National Catholic Prayer Breakfast: An Invigorating Respite in a City Rife With Intrigue
COMMENTARY: The annual event in a city thick with political maneuvering gathered people who had come not to posture, but to pray.
There is a particular kind of peace that settles over a room full of people who know, without apology, exactly who they are. I felt it the moment my daughter and I walked into the National Catholic Prayer Breakfast on Thursday morning, the Solemnity of St. Joseph — a college freshman on spring break, and her mother, both of us invigorated by what the morning had in store for us.
Washington is loud with ambition and thick with maneuvering. But for a few hours on the feast of the man God chose to protect his own family, that ballroom was something else. It was a gathering of people who had come not to posture, but to pray.
Jonathan Roumie — the actor who portrays Jesus in The Chosen — led the Divine Mercy Chaplet, and the room went still. At one point, I leaned toward my daughter and whispered, “We are praying with Jesus!” Written down, it sounds sentimental. In the moment, it was simply true.
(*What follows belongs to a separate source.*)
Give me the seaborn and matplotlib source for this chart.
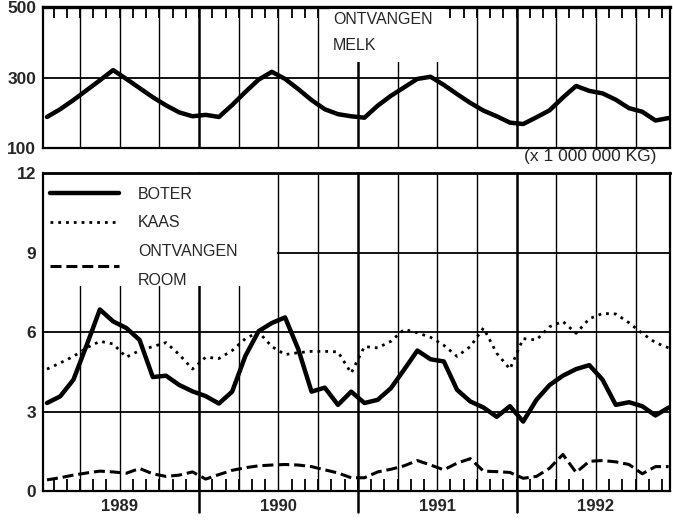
import numpy as np
import matplotlib.pyplot as plt
from matplotlib.patches import Rectangle
import seaborn as sns

# monthly figures, jan 1989 - dec 1992
years = ['1989', '1990', '1991', '1992']

# ontvangen melk (x 1 000 000 kg)
melk = [188, 210, 236, 264, 292, 321, 296, 270, 244, 221, 201, 190,
        194, 188, 222, 259, 294, 316, 296, 267, 236, 210, 196, 190,
        186, 220, 248, 272, 296, 302, 279, 253, 228, 206, 190, 172,
        168, 187, 207, 243, 276, 262, 255, 237, 213, 203, 178, 185]

boter = [3.32, 3.57, 4.2, 5.5, 6.85, 6.4, 6.15, 5.7, 4.3, 4.35, 4.0, 3.76,
         3.58, 3.3, 3.75, 5.1, 6.03, 6.34, 6.55, 5.35, 3.75, 3.9, 3.25, 3.75,
         3.32, 3.44, 3.88, 4.58, 5.3, 4.97, 4.89, 3.82, 3.38, 3.15, 2.8, 3.2,
         2.62, 3.44, 4.0, 4.35, 4.6, 4.75, 4.2, 3.25, 3.35, 3.2, 2.85, 3.15]

kaas = [4.6, 4.83, 5.08, 5.4, 5.65, 5.55, 5.05, 5.3, 5.45, 5.6, 5.15, 4.6,
        5.05, 5.0, 5.3, 5.75, 6.0, 5.45, 5.15, 5.22, 5.27, 5.27, 5.25, 4.45,
        5.45, 5.4, 5.65, 6.1, 5.97, 5.8, 5.5, 5.08, 5.45, 6.15, 5.2, 4.6,
        5.75, 5.7, 6.2, 6.4, 5.95, 6.5, 6.7, 6.68, 6.35, 5.95, 5.6, 5.4]

room = [0.42, 0.5, 0.6, 0.68, 0.75, 0.72, 0.67, 0.85, 0.65, 0.55, 0.6, 0.72,
        0.45, 0.62, 0.78, 0.88, 0.95, 0.98, 1.0, 0.98, 0.92, 0.8, 0.68, 0.5,
        0.5, 0.72, 0.82, 0.95, 1.15, 0.98, 0.8, 1.05, 1.22, 0.75, 0.73, 0.7,
        0.48, 0.55, 0.86, 1.38, 0.7, 1.12, 1.15, 1.1, 1.0, 0.65, 0.92, 0.92]

# x in months since 1 jan 1989, points in the middle of each month
x = np.arange(len(melk)) + 0.5

sns.set_style('white')
plt.rcParams['font.family'] = ['Liberation Sans', 'DejaVu Sans']

fig = plt.figure(figsize=(6.73, 5.26), dpi=100)
ax1 = fig.add_axes([43/673, 1 - 148/526, 627/673, 141/526])
ax2 = fig.add_axes([43/673, 35/526, 627/673, 318/526])

quarters = [m for m in range(3, 48, 3) if m % 12 != 0]
year_lines = [12, 24, 36]

for ax in (ax1, ax2):
    ax.set_xlim(0.2, 47.6)
    for q in quarters:
        ax.axvline(q, color='black', lw=1.0, zorder=1)
    for spine in ax.spines.values():
        spine.set_color('black')
        spine.set_linewidth(1.6)
    ax.set_xticks(np.arange(1, 48), minor=True)

for yl in year_lines:
    ax1.axvline(yl, color='black', lw=1.8, zorder=1)
    ax2.axvline(yl, color='black', lw=1.8, zorder=1, ymin=-0.066, clip_on=False)

# top panel: milk
ax1.axhline(300, color='black', lw=1.3, zorder=1)
sns.lineplot(x=x, y=melk, ax=ax1, color='black', lw=3.2, zorder=3)
ax1.set_ylim(100, 500)
ax1.set_yticks([100, 300, 500])
ax1.set_xticks([])
ax1.tick_params(axis='y', length=0, pad=5)
ax1.tick_params(axis='x', which='minor', top=True, bottom=False,
                direction='in', length=8, width=1.3, color='black')
ax1.spines['top'].set_linewidth(2.4)
for lab in ax1.get_yticklabels():
    lab.set_fontweight('bold')
    lab.set_fontsize(12.5)

ax1.add_patch(Rectangle(((330 - 43) / 627, (148 - 62) / 141),
                        (446 - 330) / 627, (62 - 9) / 141,
                        transform=ax1.transAxes, facecolor='white',
                        edgecolor='none', zorder=2.6))
ax1.text((333 - 43) / 627, (148 - 20) / 141, 'ONTVANGEN', transform=ax1.transAxes,
         fontsize=11.5, va='center', ha='left', zorder=4)
ax1.text((333 - 43) / 627, (148 - 46) / 141, 'MELK', transform=ax1.transAxes,
         fontsize=11.5, va='center', ha='left', zorder=4)
ax1.text((656 - 43) / 627, -9 / 141, '(x 1 000 000 KG)', transform=ax1.transAxes,
         fontsize=12.5, va='center', ha='right')

# lower panel: butter, cheese, cream
for yv in [3, 6, 9]:
    ax2.axhline(yv, color='black', lw=1.3, zorder=1)
ax2.add_patch(Rectangle((0, (491 - 286) / 318), (277 - 43) / 627, 1 - (491 - 286) / 318,
                        transform=ax2.transAxes, facecolor='white',
                        edgecolor='none', zorder=1.5))

sns.lineplot(x=x, y=boter, ax=ax2, color='black', lw=3.2, zorder=3, label='BOTER')
sns.lineplot(x=x, y=kaas, ax=ax2, color='black', lw=2.0, zorder=3,
             linestyle=(0, (1, 1.8)), label='KAAS')
sns.lineplot(x=x, y=room, ax=ax2, color='black', lw=2.2, zorder=3,
             linestyle=(0, (3.6, 1.6)), label='ONTVANGEN\nROOM')

ax2.set_ylim(0, 12)
ax2.set_yticks([0, 3, 6, 9, 12])
ax2.set_xticks([6, 18, 30, 42])
ax2.set_xticklabels(years)
ax2.tick_params(axis='y', length=0, pad=5)
ax2.tick_params(axis='x', which='major', length=0, pad=6)
ax2.tick_params(axis='x', which='minor', bottom=True, direction='in',
                length=9, width=1.3, color='black')
ax2.spines['top'].set_linewidth(2.0)
for lab in ax2.get_yticklabels():
    lab.set_fontweight('bold')
    lab.set_fontsize(12.5)
for lab in ax2.get_xticklabels():
    lab.set_fontweight('bold')
    lab.set_fontsize(12)

leg = ax2.legend(loc='upper left', bbox_to_anchor=(-0.01, 1.0), frameon=False,
                 fontsize=11.5, handlelength=4.3, handletextpad=1.2,
                 labelspacing=0.85, borderaxespad=0.45)
leg.get_texts()[2].set_linespacing(2.15)
leg.set_zorder(5)

ax1.set_ylabel('')
ax2.set_ylabel('')

fig.savefig('out.png', dpi=100, facecolor='white')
A statement from Pope Leo XIV was read by Archbishop emeritus Joseph Naumann of Kansas City, Kansas. An American Pope, offering pastoral accompaniment to Catholics gathered at the heart of American civic life — the first bishop of Rome to speak to his own countrymen.
A representative of the Trump administration followed, highlighting the many events planned in Washington and across the country for the nation’s 250th anniversary and underscoring, refreshingly, the call to prayer and fasting that will also accompany them.
Then Claire Lai rose to speak on behalf of her father Jimmy, imprisoned in China for believing in freedom and refusing to stop saying so. Her earnest composure was of the kind that comes from formation, from parents who taught her that Jesus is worth suffering for. Watching her was its own form of evangelization.
Brad Birzer of Hillsdale College and Michael Knowles of the Daily Wire made the case that Catholics should approach the nation's 250th anniversary not as grateful guests, but as people who helped build the house. The Catholic intellectual and moral tradition was woven into the American founding. Recovering that truth is not nostalgia. It is a gift we owe the next generation.
The morning also brought a moment of genuine delight. The three founders of the Hallow App, a Catholic app that harnesses technology in service of the interior life by helping users deepen their prayer life and grow in faith, were presented with the annual event’s Christifideles Laici Award. Their acceptance was marked by gratitude and humility, and by a clear-eyed observation that moved the room: friendship — with each other and with Christ — made their success possible. They were also quick to credit their parents, whose support had made the leap of faith possible. One founder drew warm laughter as he expressed gratitude for the hundreds of “quality control” texts he has received from his mother about the functioning of the App. In a culture that underestimates both young people and the families behind them, it was a quietly powerful witness.
My dear friend and a commissioner on the Commission on International Religious Freedom, Maureen Ferguson, introduced Speaker of the House of Representatives Mike Johnson, a man of sincere Christian witness.
Johnson, a Republican from Louisiana, spoke of prayer in a way that made clear it costs him publicly. He dismantled, calmly and without theater, the mythology of the “wall of separation” found not in the Constitution but in Thomas Jefferson’s letter to the Danbury Baptists. Jefferson, he explained, made a promise of protection to believers, not a decree of exile from public life.
I stepped away from my table briefly to join the live EWTN broadcast and found myself speaking about precisely this. Religious freedom is indispensable for a free society and is increasingly shown to be inseparable from the rights of parents. I also spoke, with genuine joy, about the gift of being a mother of many. In a moment that treats motherhood as an unfortunate detour, I was thankful to share that it is the greatest adventure of my life.
Frequent Register contributor Mngr. Roger Landry offered the closing Benediction, and the room sang America the Beautiful with the full-throated sincerity of people who mean it.
Stepping into the bright morning light, I remarked to my daughter that it is beautiful. This country. This faith. And the wonderful interrelatedness of both.